Sunday, September 4, 2011

JERRY LEWIS' LEGACY

For the first time in nearly half a century, the Labor Day telethon for the Muscular Dystrophy Association won't feature Jerry Lewis this year. 

Since his abrupt resignation/dismissal in early August, speculation has abounded.  What happened?  Who's to blame?  What's next for him and for the charity? 

As an ex-MDA poster child and one time anti-telethon demonstrator, I have my own perspective on all this--and a few suggestions.

The following--or a version of it--was going to be aired on NPR on Labor Day. But at the last minute it got cut ... too late to resubmit to newspapers. So here it is…

JERRY LEWIS' LEGACY
By Ben Mattlin

I remember my mother telling me back in the 60s that Jerry Lewis would stay on the air for 24 hours straight just to help people like me. I was born with spinal muscular atrophy, one of the many diseases that his charity, the Muscular Dystrophy Association, aims to cure.

As a kid, I was an MDA poster child, though I never met Jerry. I quit after a magazine ad had me stand in leg braces under the caption, "If I grow up I want to be a fireman." It was a lie. My life expectancy was normal, even by the medical knowledge of the time, 1969-70. I hated standing in leg braces, much preferred the comfort of my wheelchair. I didn't even want to be a fireman. I tried to cross my fingers in the picture where you can't see. Afterward, I told my parents I wanted out. I really didn't like people feeling sorry for me.

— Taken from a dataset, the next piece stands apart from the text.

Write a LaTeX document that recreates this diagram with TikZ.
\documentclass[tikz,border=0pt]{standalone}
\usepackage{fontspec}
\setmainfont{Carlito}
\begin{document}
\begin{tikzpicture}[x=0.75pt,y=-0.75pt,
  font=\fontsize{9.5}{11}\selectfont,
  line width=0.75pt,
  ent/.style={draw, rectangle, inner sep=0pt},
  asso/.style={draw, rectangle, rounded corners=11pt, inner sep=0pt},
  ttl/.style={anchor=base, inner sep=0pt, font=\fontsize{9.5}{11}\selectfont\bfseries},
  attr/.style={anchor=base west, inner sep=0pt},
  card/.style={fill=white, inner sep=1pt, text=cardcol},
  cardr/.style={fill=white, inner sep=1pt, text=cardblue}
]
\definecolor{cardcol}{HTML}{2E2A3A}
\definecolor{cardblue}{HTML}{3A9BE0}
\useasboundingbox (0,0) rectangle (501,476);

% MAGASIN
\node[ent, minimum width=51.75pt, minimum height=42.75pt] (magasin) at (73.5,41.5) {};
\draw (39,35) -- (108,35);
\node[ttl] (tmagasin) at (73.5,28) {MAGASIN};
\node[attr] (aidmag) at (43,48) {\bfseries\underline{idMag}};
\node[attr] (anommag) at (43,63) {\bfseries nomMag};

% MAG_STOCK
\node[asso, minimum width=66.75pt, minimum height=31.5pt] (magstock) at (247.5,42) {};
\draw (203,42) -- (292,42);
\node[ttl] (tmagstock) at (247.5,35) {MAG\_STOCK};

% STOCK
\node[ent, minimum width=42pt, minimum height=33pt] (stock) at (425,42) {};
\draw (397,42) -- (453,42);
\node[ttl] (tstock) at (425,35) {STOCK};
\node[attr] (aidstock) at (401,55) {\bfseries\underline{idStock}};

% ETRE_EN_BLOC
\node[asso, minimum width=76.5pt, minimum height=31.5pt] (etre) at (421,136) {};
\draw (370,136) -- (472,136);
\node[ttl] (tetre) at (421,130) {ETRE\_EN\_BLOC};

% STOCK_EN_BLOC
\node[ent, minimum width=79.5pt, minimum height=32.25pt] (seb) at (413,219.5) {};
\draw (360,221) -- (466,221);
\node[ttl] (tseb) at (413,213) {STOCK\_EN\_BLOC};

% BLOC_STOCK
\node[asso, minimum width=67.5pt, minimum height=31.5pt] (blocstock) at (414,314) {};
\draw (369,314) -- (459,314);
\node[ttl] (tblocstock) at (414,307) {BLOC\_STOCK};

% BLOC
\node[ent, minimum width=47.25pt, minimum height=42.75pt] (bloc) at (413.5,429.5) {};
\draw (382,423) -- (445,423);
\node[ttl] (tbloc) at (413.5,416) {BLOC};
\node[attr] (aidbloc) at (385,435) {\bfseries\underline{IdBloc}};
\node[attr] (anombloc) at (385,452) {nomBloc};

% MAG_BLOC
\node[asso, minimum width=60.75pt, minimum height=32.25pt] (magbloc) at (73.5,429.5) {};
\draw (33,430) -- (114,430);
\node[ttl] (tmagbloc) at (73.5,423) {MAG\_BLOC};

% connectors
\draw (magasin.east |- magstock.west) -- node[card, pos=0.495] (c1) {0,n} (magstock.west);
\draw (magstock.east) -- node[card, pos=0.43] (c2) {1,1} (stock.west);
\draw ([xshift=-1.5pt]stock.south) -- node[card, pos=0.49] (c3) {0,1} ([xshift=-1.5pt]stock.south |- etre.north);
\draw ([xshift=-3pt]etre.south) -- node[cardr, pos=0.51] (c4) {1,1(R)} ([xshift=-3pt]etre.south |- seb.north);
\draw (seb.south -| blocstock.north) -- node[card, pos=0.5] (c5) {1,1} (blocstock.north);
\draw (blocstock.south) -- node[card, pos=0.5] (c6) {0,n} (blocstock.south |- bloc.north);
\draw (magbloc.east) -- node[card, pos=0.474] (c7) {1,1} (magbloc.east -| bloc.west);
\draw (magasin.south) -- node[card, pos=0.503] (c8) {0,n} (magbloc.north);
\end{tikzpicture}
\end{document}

Decades later, I discovered many other people with disabilities felt the same way about the organization's fund-raising tactics. I joined with them in protest.

The primary reason so many of us demonstrated against the telethon in years past was the way it exploited pity to raise money. The ends didn't justify the means, we argued. We were fighting for respect, for equality, for jobs, and access to all society affords. Getting people to cry and hand over their spare change just wasn't in our program.

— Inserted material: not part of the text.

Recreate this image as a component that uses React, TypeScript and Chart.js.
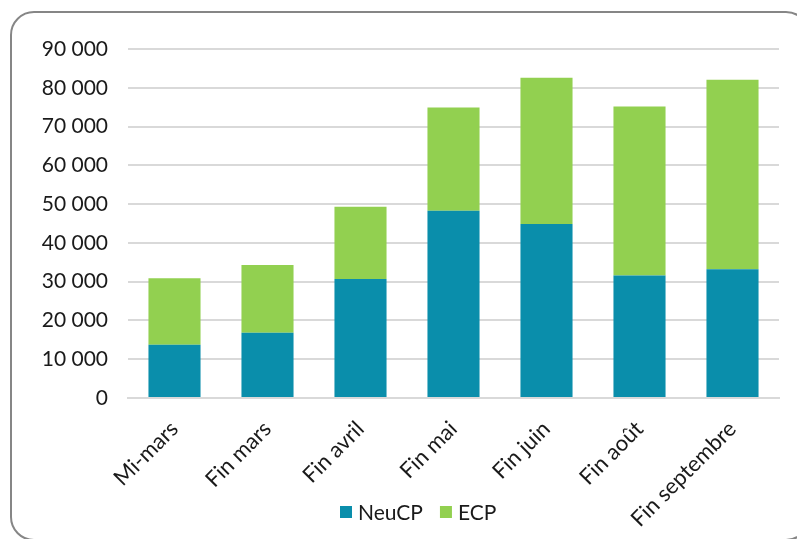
import React, { useEffect, useRef } from "react";
import { Chart, registerables } from "chart.js";

Chart.register(...registerables);

const categories = ["Mi-mars", "Fin mars", "Fin avril", "Fin mai", "Fin juin", "Fin août", "Fin septembre"];
const neucp = [13700, 16800, 30700, 48300, 44900, 31600, 33200];
const ecp = [17200, 17500, 18600, 26600, 37700, 43600, 48900];
const seriesNames = ["NeuCP", "ECP"];
const colors = ["#0A8EAB", "#92D050"];
const yMax = 90000;
const yStep = 10000;

const FONT = "Lato, 'Open Sans', sans-serif";
const FSIZE = 21;
const TEXT = "#1a1a1a";

function fmt(v: number): string {
  return String(Math.round(v)).replace(/\B(?=(\d{3})+(?!\d))/g, " ");
}

const legendPlugin = {
  id: "customLegend",
  afterDraw(chart: any) {
    const ctx = chart.ctx;
    const ds = chart.data.datasets;
    ctx.save();
    ctx.font = `${FSIZE}px ${FONT}`;
    ctx.textBaseline = "middle";
    ctx.textAlign = "left";
    const box = 12;
    const gapText = 6;
    const gapItem = 17;
    let x = chart.chartArea.left + 212;
    const y = chart.chartArea.bottom + 114;
    for (const d of ds) {
      ctx.fillStyle = d.backgroundColor;
      ctx.fillRect(x, y - box / 2, box, box);
      x += box + gapText;
      ctx.fillStyle = TEXT;
      ctx.fillText(d.label, x, y + 1);
      x += ctx.measureText(d.label).width + gapItem;
    }
    ctx.restore();
  },
};

export default function App() {
  const ref = useRef<HTMLCanvasElement | null>(null);
  useEffect(() => {
    if (!ref.current) return;
    const chart = new Chart(ref.current, {
      type: "bar",
      data: {
        labels: categories,
        datasets: [
          { label: seriesNames[0], data: neucp, backgroundColor: colors[0], categoryPercentage: 1, barPercentage: 0.56 },
          { label: seriesNames[1], data: ecp, backgroundColor: colors[1], categoryPercentage: 1, barPercentage: 0.56 },
        ],
      },
      plugins: [legendPlugin],
      options: {
        animation: false,
        responsive: false,
        layout: { padding: { left: 42, right: 18, top: 49, bottom: 11 } },
        plugins: {
          legend: { display: false },
          tooltip: { enabled: false },
        },
        scales: {
          x: {
            stacked: true,
            grid: { display: false, drawTicks: false },
            border: { color: "#D9D9D9", width: 2 },
            ticks: { minRotation: 45, maxRotation: 45, font: { family: FONT, size: 22 }, color: TEXT, padding: 18 },
            afterFit: (s: any) => { s.height = 130; s.paddingLeft = 0; s.paddingRight = 0; },
          },
          y: {
            stacked: true,
            min: 0,
            max: yMax,
            grid: { color: "#D9D9D9", lineWidth: 2, drawTicks: false },
            border: { display: false },
            ticks: { stepSize: yStep, font: { family: FONT, size: FSIZE }, color: TEXT, padding: 20, callback: (v: any) => fmt(Number(v)) },
            afterFit: (s: any) => { s.width = 86; },
          },
        },
      },
    });
    return () => chart.destroy();
  }, []);
  return (
    <div style={{ position: "fixed", left: 0, top: 0, width: 797, height: 539, overflow: "hidden", background: "#fff" }}>
      <div style={{ position: "absolute", left: 10, top: 11, width: 800, height: 530, border: "2.5px solid #868686", borderRadius: 24, boxSizing: "border-box" }} />
      <canvas ref={ref} width={797} height={539} style={{ position: "absolute", left: 0, top: 0 }} />
    </div>
  );
}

In the years since our demonstrations, the MDA has made many of the changes we advocated. It's put more people with actual disabilities in positions of authority, albeit mostly as volunteers. It's changed its language somewhat, and become more involved in political advocacy.

But mostly the MDA provides neurologists for the uninsured. It's a kind of secondary insurer. It also subsidizes physical therapy and some necessary equipment. It has run accessible summer camps and, of course, funds medical research.

Yet one of the key problems was never resolved: Jerry Lewis himself. I think the kindest way to explain what was so bothersome is that he was an anachronism, in the way that certain terms we now think of as offensive slurs used to be acceptable. Sure, a man his age can be forgiven for being  hopelessly behind the times. But Lewis steadfastly refused to  recognize the disability-rights movement,  even maligned those of us who demanded respect, calling us "leeches" who were simply "bitter at the bad hand they've been dealt."  He once threatened, "I'll have you killed. You understand? I'll have you killed."  (If you don't believe this, see Vanity Fair magazine from September 1993, Leslie Bennetts' "Jerry v. the Kids.")

It may seem unkind now to point out his faults. He undeniably brought people with disabilities into America's living rooms at a time when many of us were shut away in institutions. Unfortunately, the image of disability he portrayed was relentlessly sad, demeaning, powerless.

Lewis' departure gives the MDA an unprecedented chance to embrace modern disability culture. Though the organization said no one will replace Lewis as its chairman, someone has to be the new spokeserson. Perhaps it can be someone who is more in sync with disability pride.

Maybe even someone who uses a wheelchair.